Dos quatro acontecimentos fundamentais na história do cristianismo, falei em três – o nascimento, a morte, a ressurreição. O último, 40 dias depois, foi a descida do Espírito Santo, o pentecostes. Ao levar seu filho, Deus legou aos homens o Espírito Santo. Sei que meus irmãos, que são muito enfronhados em teologia, vão achar que estou escrevendo uma série de barbaridades. Mas é com essas barbaridades que eu procuro simplificar uma história por sua própria natureza muito complicada, que é que vou fazer?
 
O Natal tem para o brasileiro um sentido místico – e nisso eu me incluo, sou nataleiro, explico depois. Mas a grande festa da cristandade devia ser mesmo a Páscoa, que é a comemoração da ressurreição de Cristo. Nisso, o europeu bate em cheio: a Páscoa europeia dura uma semana. Foi difícil eu encontrar hotel no interior da França, quando resolvi passar a Páscoa por lá, tudo lotado. Natal é a surpresa, o nascimento, a anunciação.

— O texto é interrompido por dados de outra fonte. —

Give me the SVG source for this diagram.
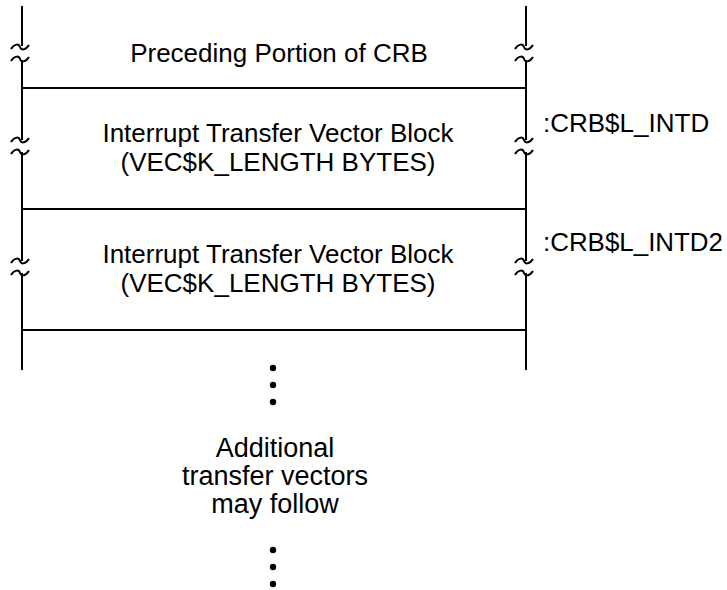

A morte é a tristeza, a semana santa, o jejum, a abstinência, aquilo que a religião católica, em seu esplendor, levou ao exagero, o cilício a que todos nos devemos submeter, pecadores que somos.
 
Já a Páscoa é a alegria. Ele ressuscitou. Essa Páscoa de que falei acima passei-a no Vale do Loire, uma das regiões mais bonitas da França, a tal, como sabem as pessoas, dos castelos do Vale do Loire, inclusive o castelo da Branca de Neve. A Páscoa é o rosto alegre do cristianismo, uma religião não necessariamente sombria.
 
Quando o cristianismo, que se tinha enriquecido com a beleza da liturgia católica, ameaçou entristecer-se, enclausurando-se, as coisas dialeticamente tiveram que começar a mudar. Veio a Reforma, que mostrou que a solidão, o isolamento, o voto de silêncio às vezes é bom para temperar o caráter humano – mas como opção, não como obrigação. Os anacoretas se recolheram e a vida continuou a fluir naturalmente, como mandam os escritos sagrados.”